Another aspect of Yale-NUS that NUS doesn’t seem to understand is our residential life. Living together is the complement to our liberal arts education as it allows for the praxis of knowledge. Yale-NUS students are not Yale-NUS students because of what is taught to us, but because we argue about it, apply it, and embody it, wherever and whenever.
The most obvious flaw in the plan is that USP and Yale-NUS College combined have 1,600 beds for a planned 2,000 undergraduates at any one time. Thus, residential life will be designed such that a significant proportion will be unable to get the four-year on-campus experience. This discussion is not about the construction of a residential community and spirit, but about the furthering of academic immersion.

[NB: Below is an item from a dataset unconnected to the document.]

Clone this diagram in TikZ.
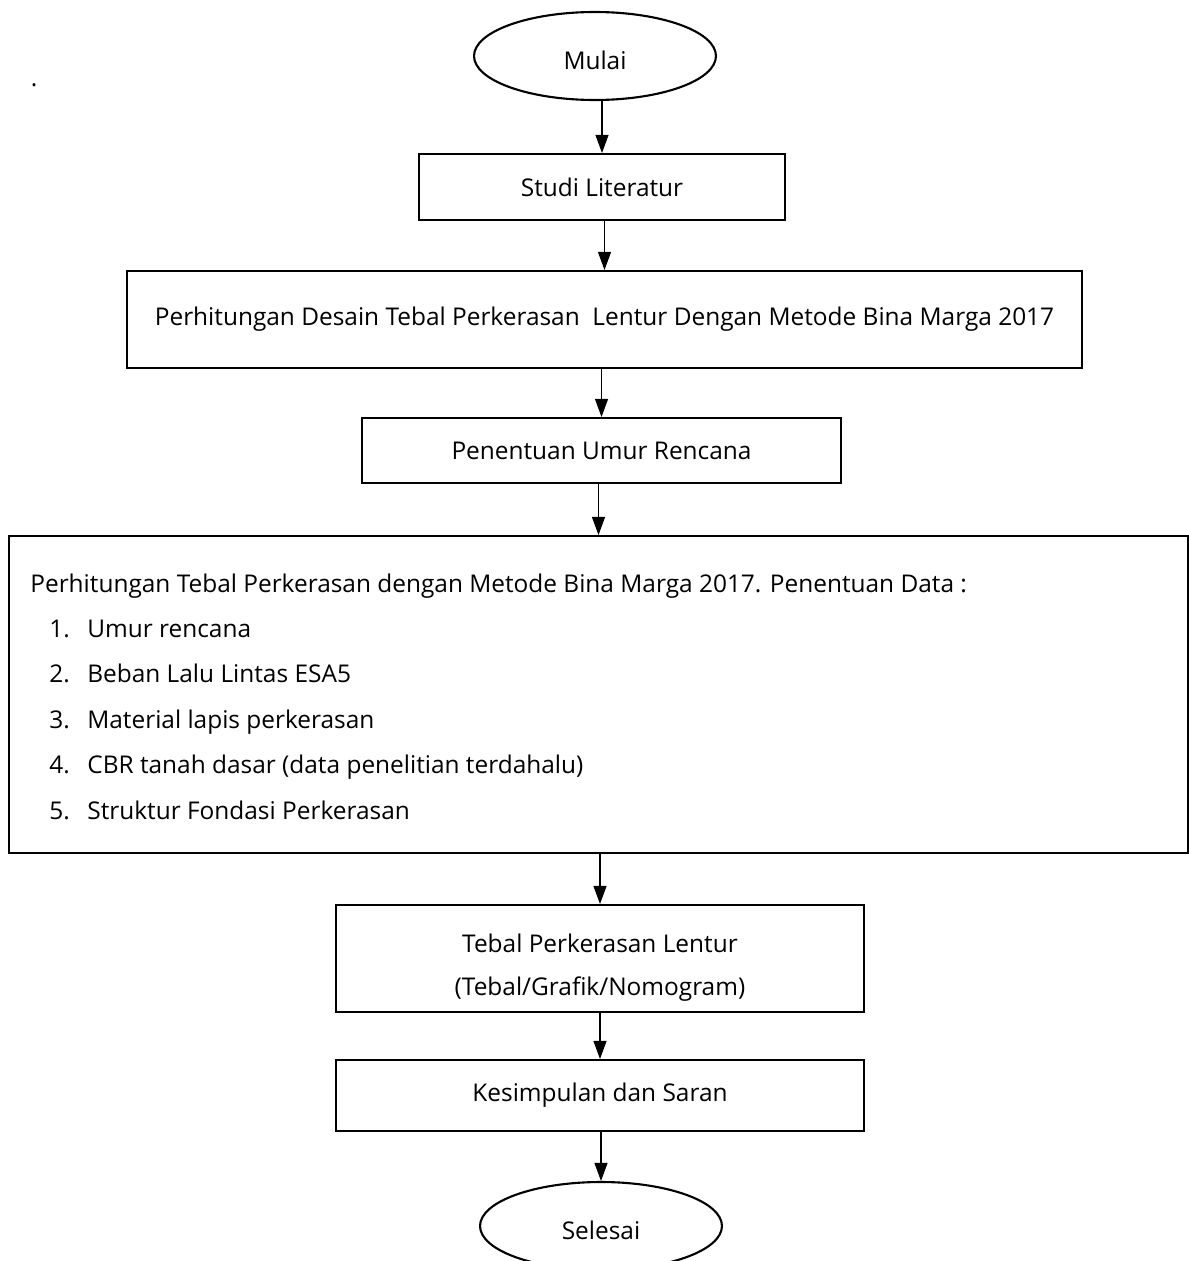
\documentclass[tikz,border=0pt]{standalone}
\usepackage{fontspec}
\setmainfont{Open Sans}
\usetikzlibrary{positioning, shapes.geometric, arrows.meta}
\newcommand{\garis}{black}
\tikzset{kotak/.style 2 args={draw=\garis, line width=1.2pt, minimum width=#1, minimum height=#2, inner sep=0pt, align=center},
	ujung/.style={ellipse, draw=\garis, line width=1.2pt, minimum width=4.84cm, minimum height=1.76cm, inner sep=0pt},
	panah/.style={-{Triangle[length=0.36cm,width=0.26cm]}, line width=0.6pt},
	isi/.style={anchor=base west, inner sep=0pt}}

\begin{document}
\begin{tikzpicture}[x=0.02cm, y=-0.02cm, font=\fontsize{13.9}{16}\selectfont]
	\useasboundingbox (0,0) rectangle (1189,1261);
	\node (titik) at (34,85) {.};
	%%
	\node[ujung] (mulai) at (595,56) {\rule{0pt}{15pt}Mulai};
	\node[kotak={7.32cm}{1.32cm}] (studi) at (602,187) {Studi Literatur};
	\node[kotak={19.1cm}{1.94cm}] (desain) at (604.5,319.5) {Perhitungan Desain Tebal Perkerasan\ \ Lentur Dengan Metode Bina Marga 2017};
	\node[kotak={9.58cm}{1.3cm}] (umur) at (601.5,450.5) {Penentuan Umur Rencana};
	\node[kotak={23.58cm}{6.34cm}] (data) at (598.5,694.5) {};
	\node[kotak={10.56cm}{2.14cm}, font=\fontsize{13.9}{24}\selectfont] (tebal) at (600,958.5) {\rule{0pt}{21pt}Tebal Perkerasan Lentur\\(Tebal/Grafik/Nomogram)};
	\node[kotak={10.56cm}{1.42cm}] (simpul) at (600,1095.5) {Kesimpulan dan Saran};
	\node[ujung] (selesai) at (601,1226) {\rule{0pt}{15pt}Selesai};
	%%
	\node[isi] (judul) at (30,592) {Perhitungan Tebal Perkerasan dengan Metode Bina Marga 2017. Penentuan Data :};
	\foreach \n/\teks in {1/Umur rencana, 2/Beban Lalu Lintas ESA5, 3/Material lapis perkerasan, 4/CBR tanah dasar (data penelitian terdahalu), 5/Struktur Fondasi Perkerasan} {
		\node[isi] (no\n) at (49,{592+45.4*\n}) {\n.};
		\node[isi] (item\n) at (87,{592+45.4*\n}) {\teks};
	}
	%%
	\foreach \a/\b in {mulai/studi, studi/desain, desain/umur, umur/data, data/tebal, tebal/simpul, simpul/selesai} {
		\draw[panah] (\b.north |- \a.south) -- (\b.north);
	}
\end{tikzpicture}
\end{document}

The second, more subtle, point is that as NUS plans to merge Yale-NUS College and USP together, it is obvious that the undergraduate community will need to be split across each college’s residence. This spatial disjunction will mean that students will not live, play, and study under the same roof by design. They will find it difficult to establish a common culture and shared language. Similarly, they will find it hard to continue the intellectual immersion of the CC when students need to traverse the physical distance back and forth between Yale-NUS and USP. Just as it is difficult for firms to build a working culture through Zoom and not in the physical workplace, it will be challenging for New College people to build a shared rigorous intellectual mindset because NUS has ignored the physical distance and barriers between Yale-NUS and USP.

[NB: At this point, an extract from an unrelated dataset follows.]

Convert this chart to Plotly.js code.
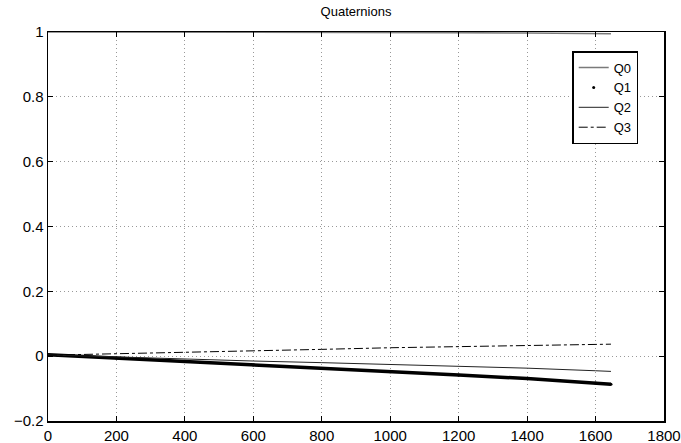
<!DOCTYPE html>
<html>
<head>
<meta charset="utf-8">
<script src="https://cdn.plot.ly/plotly-3.0.1.min.js"></script>
<style>html,body{margin:0;padding:0;background:#fff;}#chart{width:681px;height:443px;}</style>
</head>
<body>
<div id="chart"></div>
<script>
var sampleIndex = [0, 200, 400, 600, 800, 1000, 1200, 1400, 1600, 1645];
var q0 = [1.0, 1.0, 1.0, 0.9998, 0.9995, 0.999, 0.998, 0.997, 0.995, 0.9945];
var q1 = [0.004, -0.006, -0.016, -0.027, -0.038, -0.048, -0.058, -0.069, -0.083, -0.087];
var q2 = [0.004, -0.003, -0.010, -0.015, -0.020, -0.025, -0.031, -0.037, -0.045, -0.047];
var q3 = [0.003, 0.007, 0.011, 0.016, 0.021, 0.026, 0.030, 0.034, 0.037, 0.037];
var xTicks = [0, 200, 400, 600, 800, 1000, 1200, 1400, 1600, 1800];
var yTicks = [-0.2, 0, 0.2, 0.4, 0.6, 0.8, 1];
var yTickText = ['\u22120.2', '0', '0.2', '0.4', '0.6', '0.8', '1'];

var fam = 'Liberation Sans';

var traces = [
  {x: sampleIndex, y: q0, name: 'Q0', mode: 'lines', line: {color: '#7a7a7a', width: 1.5}},
  {x: sampleIndex, y: q1, name: 'Q1', mode: 'lines', line: {color: '#000', width: 3.5}, legendgroup: 'q1', showlegend: false},
  {x: sampleIndex, y: q1, name: 'Q1', mode: 'markers', marker: {color: '#000', size: 3}, legendgroup: 'q1'},
  {x: sampleIndex, y: q2, name: 'Q2', mode: 'lines', line: {color: '#222', width: 1}},
  {x: sampleIndex, y: q3, name: 'Q3', mode: 'lines', line: {color: '#000', width: 1, dash: 'dashdot'}}
];

function axis(extra) {
  var a = {
    showline: true, linecolor: '#000', linewidth: 1.5, mirror: 'ticks',
    ticks: 'inside', ticklen: 5, tickcolor: '#000', tickwidth: 1,
    showgrid: true, gridcolor: '#999', griddash: '1px,3px', gridwidth: 1,
    zeroline: false, tickfont: {family: fam, size: 15, color: '#000'}
  };
  for (var k in extra) a[k] = extra[k];
  return a;
}

var layout = {
  width: 681, height: 443,
  margin: {l: 48, r: 17, t: 32, b: 22},
  paper_bgcolor: '#fff', plot_bgcolor: '#fff',
  font: {family: fam, size: 15, color: '#000'},
  title: {text: 'Quaternions', font: {family: fam, size: 13, color: '#000'}, x: 0.5, xref: 'paper', y: 0.975, yref: 'container', yanchor: 'middle'},
  xaxis: axis({range: [0, 1800], tickvals: xTicks, ticktext: xTicks.map(String)}),
  yaxis: axis({range: [-0.2, 1], tickvals: yTicks, ticktext: yTickText}),
  showlegend: true,
  legend: {x: 0.851, y: 0.951, xanchor: 'left', yanchor: 'top', bgcolor: '#fff', bordercolor: '#000', borderwidth: 1.5,
           font: {family: fam, size: 13, color: '#000'}, tracegroupgap: 0, itemwidth: 30}
};

Plotly.newPlot('chart', traces, layout, {staticPlot: true, displayModeBar: false});
</script>
</body>
</html>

Lastly, there will be administrative turmoil. Our College’s administration has manifested in many forms, each finely tuned to student and faculty needs. Think the Centre for International & Professional Experience (CIPE) being aware of the difficulties of marketing a liberal arts degree and meeting with employers day in and day out to advocate for our potential, the CTL initiating focus groups and research projects to understand inclusivity and diversity needs, or Wellness or the Dining Experience Team or Residential Housing or any other Yale-NUS admin department. Each one has evolved to understand us.
I am not making the argument that because our departments are unique, they shouldn’t be closed. I am making the argument that the ideological differences between departments in Yale-NUS and USP about how best to serve students, as well as the many hardships that come in coordinating due to Yale-NUS and USP’s physical segregation, will make it hard for New College’s admin to provide an optimal experience for the New College students. I agree, these will be smoothed over with time. But fundamental ideological differences will continue to present a logistical challenge to New College’s support systems as USP and Yale-NUS operations supposedly “merge.” I foresee that one may have to give way to the other, and I do not like the thought of the Yale-NUS admin losing the results of hard won experience.

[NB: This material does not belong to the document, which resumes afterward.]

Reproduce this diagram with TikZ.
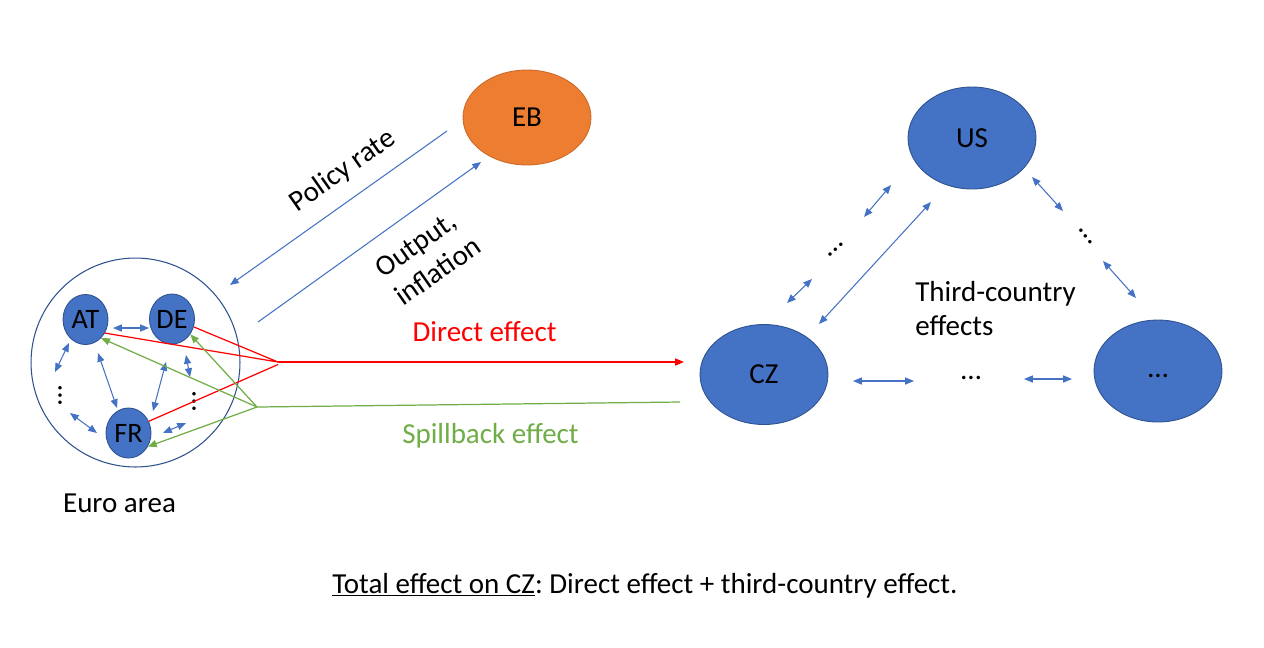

Yale-NUS College has been a dream ten years in the making. It began in 2011, with two years of planning by some of the most daring and brightest academic entrepreneurs for 250 students. NUS is now planning to do the same in four months with twice the student intake of Yale-NUS. If you ask me, NUS’s plan reeks of intellectual hubris, bureaucratic misunderstanding of what makes us us, and absolutely reeks of the impulsive decision of a spoiled child. It is for all these reasons that I am against the closure of Yale-NUS College and the formation of New College. If NUS were to solve these issues first, I would support the plan to expand Yale-NUS.
Lastly, regardless of whether the New College succeeds or not, what is certain is that if it is implemented, Yale-NUS will cease to exist. What must not be lost is all that we have built, be it in our academic life, our residential component, or our administration, our efforts must be preserved into our new, and (supposedly shared) normal.